Bollier writes as if defenders of property have never considered and leave no room for forms of property other than individual freehold. In fact, it is widely understood that property is multiform. That’s why so many of the great champions of property—from John Locke to William Blackstone to F. A. Hayek—have used the term “several property” to describe what they support. Individually held property is one especially prominent form among many possible forms of property, which also include familial property, joint property, partnerships, corporate property, and the kinds of common property resources described by Elinor Ostrom. Bollier treats the subject as if there is only a choice between things in the world being subject exclusively to individual property, or being subject to “ownership by the American people.” The real world is much more complicated than Mr. Bollier’s.

Finally, Bollier writes that “the commons has lived in the shadows because of the limited assumptions of conventional economics, which prefers to focus on the individual and not the collective. A market-based perspective also shows relatively little interest in ‘externalities’ (pollution, social disruptions, costs borne by future generations).” Had Bollier taken the time to read anything about the economics of property rights—beginning with Ronald Coase’s essay on “The Nature of Social Cost,” and followed by countless studies of the economics of property that were inspired by Coase’s analysis of the relationship between externalities and transaction costs—he would have found that externalities are the overriding theme in the conventional economic literature.5

I find Bollier’s essay especially disappointing because I share his concerns about such issues as the ex post facto extension of intellectual property protections beyond those specified by law (in apparent violation of the U.S. Constitution, which authorizes Congress to secure “for limited Times to Authors and Inventors the exclusive Right to their respective Writings and Discoveries” [emphasis added]) and the exploration of the possibilities of well-functioning property management systems for such important resources as airsheds and aquifers.
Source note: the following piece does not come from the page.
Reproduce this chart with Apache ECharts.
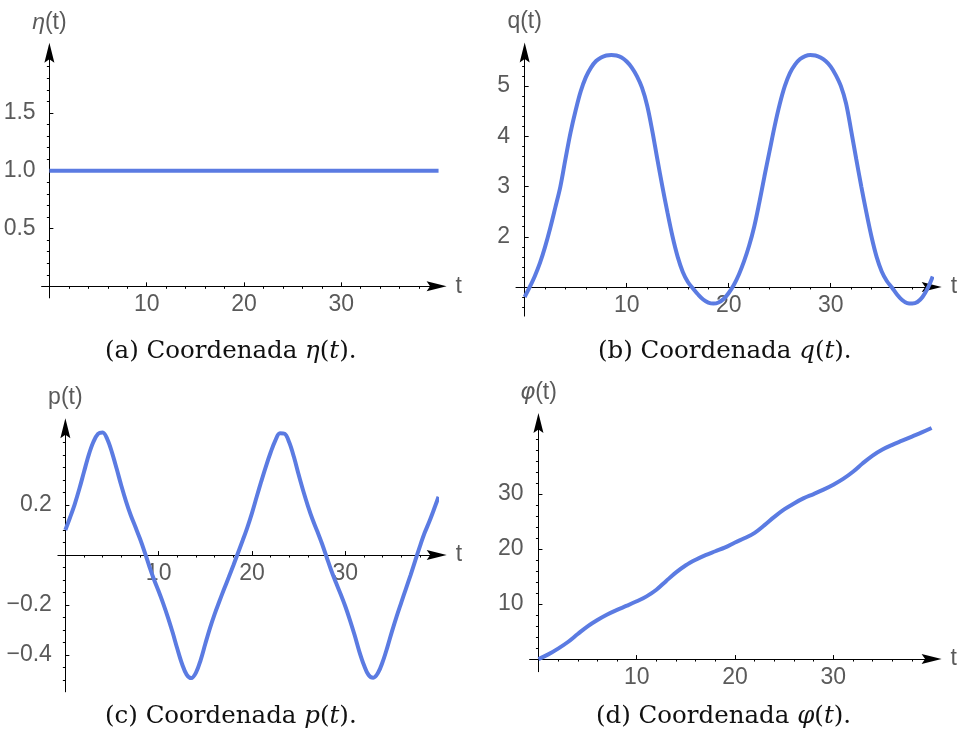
<!DOCTYPE html>
<html><head><meta charset="utf-8">
<script src="https://cdn.jsdelivr.net/npm/echarts@6/dist/echarts.min.js"></script>
<style>html,body{margin:0;padding:0;background:#fff}#c{width:960px;height:745px}</style>
</head><body><div id="c"></div>
<script>
// ---------- data ----------
const tEta = [0, 40];
const eta = [1, 1];

const tHalf = [0,0.5,1,1.5,2,2.5,3,3.5,4,4.5,5,5.5,6,6.5,7,7.5,8,8.5,9,9.5,10,10.5,11,11.5,12,12.5,13,13.5,14,14.5,15,15.5,16,16.5,17,17.5,18,18.5,19,19.5,20,20.5,21,21.5,22,22.5,23,23.5,24,24.5,25,25.5,26,26.5,27,27.5,28,28.5,29,29.5,30,30.5,31,31.5,32,32.5,33,33.5,34,34.5,35,35.5,36,36.5,37,37.5,38,38.5,39,39.5,40];

const q = [0.80,1.00,1.22,1.48,1.80,2.17,2.58,3.00,3.55,4.08,4.52,4.90,5.18,5.37,5.50,5.57,5.61,5.62,5.61,5.57,5.49,5.37,5.20,4.97,4.62,4.12,3.55,3.00,2.48,2.00,1.60,1.30,1.10,0.97,0.85,0.75,0.69,0.67,0.69,0.76,0.88,1.04,1.25,1.51,1.82,2.20,2.68,3.20,3.70,4.20,4.64,5.00,5.26,5.43,5.54,5.60,5.62,5.61,5.57,5.50,5.39,5.22,5.00,4.66,4.12,3.55,3.00,2.48,2.00,1.60,1.31,1.12,0.99,0.85,0.74,0.68,0.67,0.70,0.80,0.97,1.21];

const p = [0.100,0.150,0.203,0.265,0.333,0.400,0.452,0.485,0.490,0.463,0.410,0.345,0.277,0.215,0.160,0.113,0.065,0.012,-0.045,-0.098,-0.145,-0.195,-0.250,-0.310,-0.375,-0.435,-0.478,-0.492,-0.470,-0.420,-0.355,-0.292,-0.236,-0.186,-0.137,-0.090,-0.042,0.008,0.058,0.110,0.168,0.232,0.295,0.355,0.410,0.458,0.487,0.485,0.450,0.392,0.322,0.256,0.196,0.142,0.095,0.046,-0.008,-0.062,-0.110,-0.156,-0.205,-0.260,-0.320,-0.385,-0.440,-0.480,-0.491,-0.472,-0.428,-0.370,-0.306,-0.246,-0.190,-0.135,-0.080,-0.022,0.035,0.088,0.133,0.182,0.233];

const tPhi = [0,1,2,3,4,5,6,7,8,9,10,11,12,13,14,15,16,17,18,19,20,21,22,23,24,25,26,27,28,29,30,31,32,33,34,35,36,37,38,39,40];
const phi = [0,0.85,1.9,3.1,4.55,5.95,7.1,8.1,8.95,9.7,10.5,11.4,12.6,14.2,15.75,17.05,18.05,18.9,19.6,20.3,21.2,22.0,22.95,24.35,25.85,27.2,28.3,29.25,30.0,30.8,31.7,32.75,34.05,35.6,37.0,38.1,38.95,39.7,40.45,41.2,42.0];

// ---------- ticks and labels ----------
const tTicks = [10, 20, 30];
const tTickLabels = ['10', '20', '30'];
const etaTicks = [0.5, 1.0, 1.5];
const etaTickLabels = ['0.5', '1.0', '1.5'];
const qTicks = [2, 3, 4, 5];
const qTickLabels = ['2', '3', '4', '5'];
const pTicks = [-0.4, -0.2, 0.2];
const pTickLabels = ['\u22120.4', '\u22120.2', '0.2'];
const phiTicks = [10, 20, 30];
const phiTickLabels = ['10', '20', '30'];

const axisNames = ['{i|\u03b7}(t)', 'q(t)', 'p(t)', '{g|\u03c6}(t)'];
const captions = [
  '(a) Coordenada {i|\u03b7}({i|t}).',
  '(b) Coordenada {i|q}({i|t}).',
  '(c) Coordenada {i|p}({i|t}).',
  '(d) Coordenada {i|\u03c6}({i|t}).'
];

// ---------- styling ----------
const LINE = '#5b7be2';
const LABEL = '#5a5a5a';
const SANS = '"Liberation Sans", Arial, sans-serif';
const SERIF = '"DejaVu Serif", serif';
const ARROW = 'path://M5,0L10,20L5,16.5L0,20Z';
const FS = 23;

function minorTicks(a, b, step, majors) {
  const out = [];
  for (let k = 0; ; k++) {
    const v = Math.round((a + k * step) * 1000) / 1000;
    if (v > b + 1e-9) break;
    if (!majors.some(m => Math.abs(m - v) < 1e-9)) out.push(v);
  }
  return out;
}

const panels = [
  { grid: {left: 41.6, top: 52.8, width: 395, height: 245.1}, xr: [-0.8, 39.8], yr: [-0.1, 2.02], cross: 0,
    t: tEta, v: eta, xMinor: minorTicks(2, 38, 2, tTicks), yMaj: etaTicks, yLab: etaTickLabels,
    yMinor: minorTicks(0.1, 1.9, 0.1, etaTicks), caption: {x: 105, y: 352} },
  { grid: {left: 516, top: 52.5, width: 415.7, height: 263.6}, xr: [-0.85, 39.9], yr: [0.42, 5.67], cross: 1,
    t: tHalf, v: q, xMinor: minorTicks(2, 38, 2, tTicks), yMaj: qTicks, yLab: qTickLabels,
    yMinor: minorTicks(0.6, 5.6, 0.2, qTicks.concat([1])), caption: {x: 598, y: 352} },
  { grid: {left: 57.9, top: 428.3, width: 378.8, height: 263.5}, xr: [-0.8, 39.8], yr: [-0.547, 0.507], cross: 0,
    t: tHalf, v: p, xMinor: minorTicks(2, 38, 2, tTicks), yMaj: pTicks, yLab: pTickLabels,
    yMinor: minorTicks(-0.5, 0.45, 0.05, pTicks.concat([0])), caption: {x: 105, y: 717} },
  { grid: {left: 529.6, top: 423.1, width: 402.0, height: 248.6}, xr: [-0.9, 40.0], yr: [-2.3, 42.9], cross: 0,
    t: tPhi, v: phi, xMinor: minorTicks(2, 38, 2, tTicks), yMaj: phiTicks, yLab: phiTickLabels,
    yMinor: minorTicks(2, 42, 2, phiTicks.concat([0])), caption: {x: 596, y: 717} }
];

const labelStyle = {color: LABEL, fontSize: FS, fontFamily: SANS};
const nameStyle = {color: LABEL, fontSize: FS, fontFamily: SANS,
  rich: {i: {color: LABEL, fontSize: FS, fontFamily: SANS, fontStyle: 'italic'},
         g: {color: LABEL, fontSize: FS, fontFamily: '"DejaVu Sans", sans-serif', fontStyle: 'italic'}}};

const grid = [], xAxis = [], yAxis = [], series = [], graphic = [];
panels.forEach((P, i) => {
  grid.push(Object.assign({containLabel: false}, P.grid));
  // distance (px) between the grid bottom and the horizontal axis line
  const below = P.grid.height * (P.cross - P.yr[0]) / (P.yr[1] - P.yr[0]);
  const axisLineMain = (idx) => ({show: true, onZero: true, onZeroAxisIndex: idx,
    lineStyle: {color: '#000', width: 1}, symbol: ['none', ARROW], symbolSize: [11, 20]});
  // x axes
  xAxis.push({gridIndex: i, type: 'value', min: P.xr[0], max: P.xr[1],
    axisLine: axisLineMain(3 * i + 2),
    axisTick: {show: true, inside: true, length: 4, customValues: tTicks, lineStyle: {color: '#000', width: 1}},
    axisLabel: Object.assign({show: true, margin: 7 - below, customValues: tTicks,
      formatter: v => tTickLabels[tTicks.findIndex(m => Math.abs(m - v) < 1e-9)] || ''}, labelStyle),
    splitLine: {show: false}, minorTick: {show: false},
    name: 't', nameLocation: 'end', nameGap: 19, nameTextStyle: nameStyle});
  xAxis.push({gridIndex: i, type: 'value', min: P.xr[0], max: P.xr[1],
    axisLine: {show: false, onZero: true, onZeroAxisIndex: 3 * i + 2},
    axisTick: {show: true, inside: true, length: 2.5, customValues: P.xMinor, lineStyle: {color: '#000', width: 1}},
    axisLabel: {show: false}, splitLine: {show: false}});
  // y axes
  yAxis.push({gridIndex: i, type: 'value', min: P.yr[0], max: P.yr[1],
    axisLine: axisLineMain(2 * i),
    axisTick: {show: true, inside: true, length: 4, customValues: P.yMaj, lineStyle: {color: '#000', width: 1}},
    axisLabel: Object.assign({show: true, margin: 6, customValues: P.yMaj,
      formatter: v => P.yLab[P.yMaj.findIndex(m => Math.abs(m - v) < 1e-9)] || ''}, labelStyle),
    splitLine: {show: false},
    name: axisNames[i], nameLocation: 'end', nameGap: 19, nameTextStyle: nameStyle});
  yAxis.push({gridIndex: i, type: 'value', min: P.yr[0], max: P.yr[1],
    axisLine: {show: false, onZero: true, onZeroAxisIndex: 2 * i},
    axisTick: {show: true, inside: true, length: 2.5, customValues: P.yMinor, lineStyle: {color: '#000', width: 1}},
    axisLabel: {show: false}, splitLine: {show: false}});
  // helper axis: its zero is where the horizontal axis crosses
  yAxis.push({gridIndex: i, type: 'value', show: false, min: P.yr[0] - P.cross, max: P.yr[1] - P.cross,
    splitLine: {show: false}});

  series.push({type: 'line', xAxisIndex: 2 * i, yAxisIndex: 3 * i,
    data: P.t.map((x, k) => [x, P.v[k]]), showSymbol: false, symbol: 'none',
    smooth: 0.35, clip: false,
    lineStyle: {color: LINE, width: 4}, z: 3});

  graphic.push({type: 'text', x: P.caption.x, y: P.caption.y,
    style: {text: captions[i], fill: '#111', fontSize: 24.5, fontFamily: SERIF,
      verticalAlign: 'middle', textVerticalAlign: 'middle', align: 'left',
      rich: {i: {fill: '#111', color: '#111', fontSize: 24.5, fontFamily: SERIF, fontStyle: 'italic'}}}});
});

const chart = echarts.init(document.getElementById('c'), null, {renderer: 'canvas'});
chart.setOption({animation: false, backgroundColor: '#fff', grid, xAxis, yAxis, series, graphic});
</script></body></html>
Instead of serious analysis, however, Bollier offers an emotional jeremiad, made even less substantial by the use of meaningless but impressive sounding phrases such as “the corporate class,” “colonize untouched natural resources and public life,” and “textured appreciation.” The important issues he addresses deserve better, more serious treatment.

Notes

1 “The right to possess, namely to have exclusive physical control of a thing, or to have such control as the nature of the thing admits, is the foundation on which the whole superstructure of ownership rests.” Tony Honoré, “Ownership,” in Making Law Bind: Essays Legal and Philosophical (Oxford: Oxford University Press, 1987), 166.

2 See especially her Governing the Commons: The Evolution of Institutions for Collective Action (Cambridge: Cambridge University Press, 1990). Ostrom uses “common-pool resource” when I use “common property resource,” but the terms are interchangeable in her analysis.

3 Ostrom, 91.

4Ibid., 88. As Ostrom notes, “Individuals have shared a past and expect to share a future. It is important for individuals to maintain their reputations as reliable members of the community. These individuals live side by side and farm the same plots year after year. They expect their children and their grandchildren to inherit their land. In other words, their discount rates are low. If costly investments in provisions are made at one point in time, the proprietors—or their families—are likely to reap the benefits.” Does that sound like a description of “the American people”?

5 Ronald Coase, “The Problem of Social Cost,” The Journal of Law and Economics 3 (October 1960), 1–44, reprinted in Ronald Coase, The Firm, the Market, and the Law (Chicago: University of Chicago Press, 1990). Coase, who received the Nobel Prize for his contributions to our understanding of social institutions, is hardly an obscure figure.